Читать «Журнальный зал | Знамя, 2013 N1 | Денис Драгунский - Архитектор и монах.» онлайн - страница 4
Unknown
— Вы, вы! Занято, занято! Вы что, не видите, что здесь лежит салфетка! — действительно, сложенная корабликом салфетка торчала около сахарницы. — Моя салфетка!
Я посмотрел на него еще раз. Это был он.
Он засмеялся:
— Есть две одинаково глупые фразы. “Я думал, что мы не встретимся никогда”. Или: “Я знал, что мы обязательно встретимся”. Рад видеть!
Мы обнялись и первый раз в жизни поцеловались.
А вот я знал, что мы встретимся.
Потому что первый раз мы встретились в тринадцатом году.
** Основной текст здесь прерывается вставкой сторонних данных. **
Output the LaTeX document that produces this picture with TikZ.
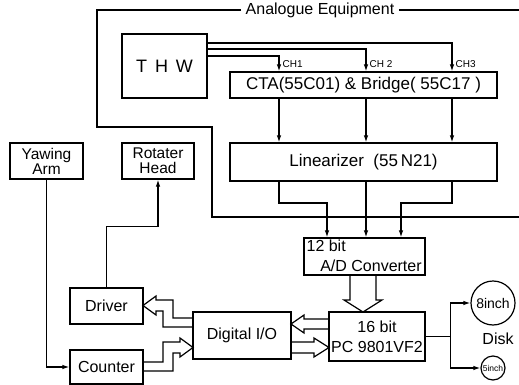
\documentclass[tikz,border=0pt]{standalone}
\usepackage{fontspec}
\setmainfont{Liberation Sans}
\usetikzlibrary{arrows.meta,calc}
\begin{document}
\begin{tikzpicture}[x=1pt,y=-1pt, line width=1.2pt,
  box/.style={draw, rectangle, inner sep=0pt, font=\fontsize{16}{18}\selectfont},
  lbl/.style={inner sep=0pt, font=\fontsize{16}{18}\selectfont},
  chl/.style={inner sep=0pt, anchor=west, font=\fontsize{10}{11}\selectfont},
  arr/.style={-{Latex[length=7pt,width=4.5pt]}},
  blk/.style={line join=miter}]
\useasboundingbox (0,0) rectangle (519,385);

% frame
\node[lbl, inner xsep=4pt] (ae) at (320,10) {Analogue Equipment};
\coordinate (fr) at (519,10);
\coordinate (fb) at (519,217);
\draw (ae.east) -- (fr);
\draw (ae.west) -- (97,10) -- (97,127) -- (212,127) -- (212,217) -- (fb);

% boxes
\node[box, minimum width=85pt, minimum height=64pt, font=\fontsize{18}{20}\selectfont] (thw) at (164.5,66) {T\hspace{8pt}H\hspace{8pt}W};
\node[box, minimum width=267pt, minimum height=26pt, font=\fontsize{17}{19}\selectfont] (cta) at (363.5,85) {CTA(55C01) \& Bridge( 55C17 )};
\node[box, minimum width=267pt, minimum height=38pt, font=\fontsize{17}{19}\selectfont] (lin) at (363.5,162) {Linearizer\ \ (55\,N21)};
\node[box, minimum width=121pt, minimum height=37pt] (ad) at (364.5,256.5) {};
\node[lbl, anchor=west] (ad1) at (306,246) {12 bit};
\node[lbl] (ad2) at (371,266) {A/D Converter};
\node[box, minimum width=96pt, minimum height=49pt, align=center, font=\fontsize{16}{20}\selectfont] (pc) at (377,336.5) {16 bit\\PC 9801VF2};
\node[box, minimum width=98pt, minimum height=47pt] (dio) at (242,335.5) {Digital I/O};
\node[box, minimum width=73pt, minimum height=36pt] (drv) at (106.5,306) {Driver};
\node[box, minimum width=73pt, minimum height=34pt] (cnt) at (106.5,367) {Counter};
\node[box, minimum width=73pt, minimum height=36pt, align=center, font=\fontsize{15.5}{15}\selectfont] (yaw) at (46.5,161) {Yawing\\Arm};
\node[box, minimum width=72pt, minimum height=36pt, align=center, font=\fontsize{15.5}{15}\selectfont] (rot) at (158,161) {Rotater\\Head};
\node[draw, circle, minimum size=44pt, inner sep=0pt, font=\fontsize{14}{16}\selectfont] (d8) at (493,303) {8inch};
\node[draw, circle, minimum size=24pt, inner sep=0pt, font=\fontsize{8.5}{9}\selectfont] (d5) at (493,368) {5inch};
\node[lbl] (disk) at (498,339) {Disk};

% THW to CTA
\coordinate (k1) at (279,56);
\coordinate (k2) at (366,49);
\coordinate (k3) at (452,43);
\draw[arr] (thw.east |- k1) -- (k1) -- (cta.north -| k1);
\draw[arr] (thw.east |- k2) -- (k2) -- (cta.north -| k2);
\draw[arr] (thw.east |- k3) -- (k3) -- (cta.north -| k3);
\node[chl] (ch1) at (282,64) {CH1};
\node[chl] (ch2) at (369,64) {CH 2};
\node[chl] (ch3) at (455,64) {CH3};

% CTA to Linearizer
\draw[arr] (cta.south -| k1) -- (lin.north -| k1);
\draw[arr] (cta.south -| k2) -- (lin.north -| k2);
\draw[arr] (cta.south -| k3) -- (lin.north -| k3);

% Linearizer to A/D
\coordinate (m1) at (327,203);
\coordinate (m3) at (401,203);
\draw[arr] (lin.south -| k1) |- (m1) -- (ad.north -| m1);
\draw[arr] (lin.south -| k2) -- (ad.north -| k2);
\draw[arr] (lin.south -| k3) |- (m3) -- (ad.north -| m3);

% Yawing arm to counter, driver to rotater head
\draw[arr] (yaw.south) |- (cnt.west);
\draw[arr] (drv.north) -- ++(0,-61) -| (rot.south);

% PC to disks
\draw (pc.east) -- ++(25,0) coordinate (dj);
\draw[arr] (dj) |- (d8.west);
\draw[arr] (dj) |- (d5.west);

% hollow block arrows
\draw[blk] (350,275) -- (350,300) -- (344,300) -- (363,312) -- (382,300) -- (376,300) -- (376,275);
\draw[blk] (329,319) -- (304,319) -- (304,315) -- (291,324) -- (304,333) -- (304,329) -- (329,329);
\draw[blk] (291,342) -- (314,342) -- (314,338) -- (329,347.5) -- (314,357) -- (314,353) -- (291,353);
\draw[blk] (193,318) -- (173,318) -- (173,300) -- (156,300) -- (156,296) -- (143,305.5) -- (156,315) -- (156,311) -- (163,311) -- (163,327) -- (193,327);
\draw[blk] (143,362) -- (163,362) -- (163,342) -- (180,342) -- (180,338) -- (193,347.5) -- (180,357) -- (180,353) -- (173,353) -- (173,371) -- (143,371);
\end{tikzpicture}
\end{document}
В этом самом кафе. В кафе “Версаль”.
Я прекрасно помню, как подошел к стойке, спросил кофе и две булочки, выбрал столик у окна, сел. Буфетчик возился с кофейной мельницей. Я положил на стол газету, достал из кармана футляр с трубкой, спички и жестяную коробочку табаку. Набил, зажег спичку, но раздумал курить — немного побаливал желудок, а курить натощак нездорово. Впрочем, кофе натощак пить нездорово тоже, но я решил сначала съесть одну булку и даже запить ее водою — и крикнул официанту, чтоб он принес мне еще стакан воды. Погасил спичку, помотав ею в воздухе — я всегда так гашу спички. Сломал ее и кинул в пепельницу. Я часто переламываю пальцами погасшую спичку — должно быть, оттого, что правая рука у меня слаба от болезни или от природы, от природной болезни, так сказать. Пальцы у меня слабы, и мне хочется хоть иногда хоть что-то слабыми своими пальцами сломать, вообразить себя сильным на мгновение. Итак, я бросил сломанную спичку в пепельницу и почувствовал, что мне надо по малому делу. Я несколько секунд колебался, потому что по малому делу мне хотелось не так уж сильно, можно было сначала съесть булочку с водою, потом выпить кофе со второй булочкой, потом спокойно выкурить трубку и уже на прощание сходить в клозет, и это было бы тоже неплохо. Но я решил сходить в клозет перед кофе и булочкой — чтобы получить от этого венского завтрака полнейшее удовольствие, не омраченное даже легчайшим тревожным позывом. Эмигранты — народ небогатый, поэтому приходится экономить и рассчитывать все, включая простейший телесный комфорт.
Рассудив таким образом, я заткнул набитую трубку свернутым из бумажной салфетки шариком, чтоб не высыпался табак. Положил трубку обратно в футляр, защелкнул, положил в карман, а жестяную табакерку, спички и газету оставил. Спросил у буфетчика про клозет, и он тут же выдал мне пакетик порошкового мыла и маленькое вафельное полотенчико.
— Сколько? — спросил я.
— Клиентам бесплатно, — сказал он.
Прекрасно!
Я долго мыл руки и даже сполоснул лицо перед небольшим зеркалом, по бокам которого были матово вырезаны всегдашние венские плакучие ирисы.
Вытерев руки, я бросил полотенце в специальную корзинку сбоку раковины и вернулся в зал.
С неудовольствием я увидел, что за моим столиком кто-то сидит.
Не доходя до него шагов пяти, я остановился, заложил руки за пояс и покачался на каблуках. Потом кашлянул.
Он поднял голову и поглядел на меня с нарочитым равнодушием, он как будто делал вид, что меня не замечает, потом скосил глаза в сторону. Я рассмотрел его внимательно. Это был молодой человек, лет двадцати с небольшим, скорее худощавый. С широким носом и прыщеватым лбом, с черными волосами, которые спускались на лоб, со злыми губами. Глаза же его, большие и темные, были выразительны и, пожалуй, даже красивы — они делали его заурядное и нечистое — в самом прямом смысле нечистое лицо, пойти бы ему сейчас и умыться — глаза делали его лицо притягательным и значительным. Щеки его ввалились, шея была цыплячья, но ее окружал почти свежий белый воротничок с бархатным шнурком. Он барабанил по столу пальцами. Руки его были удивительно хороши.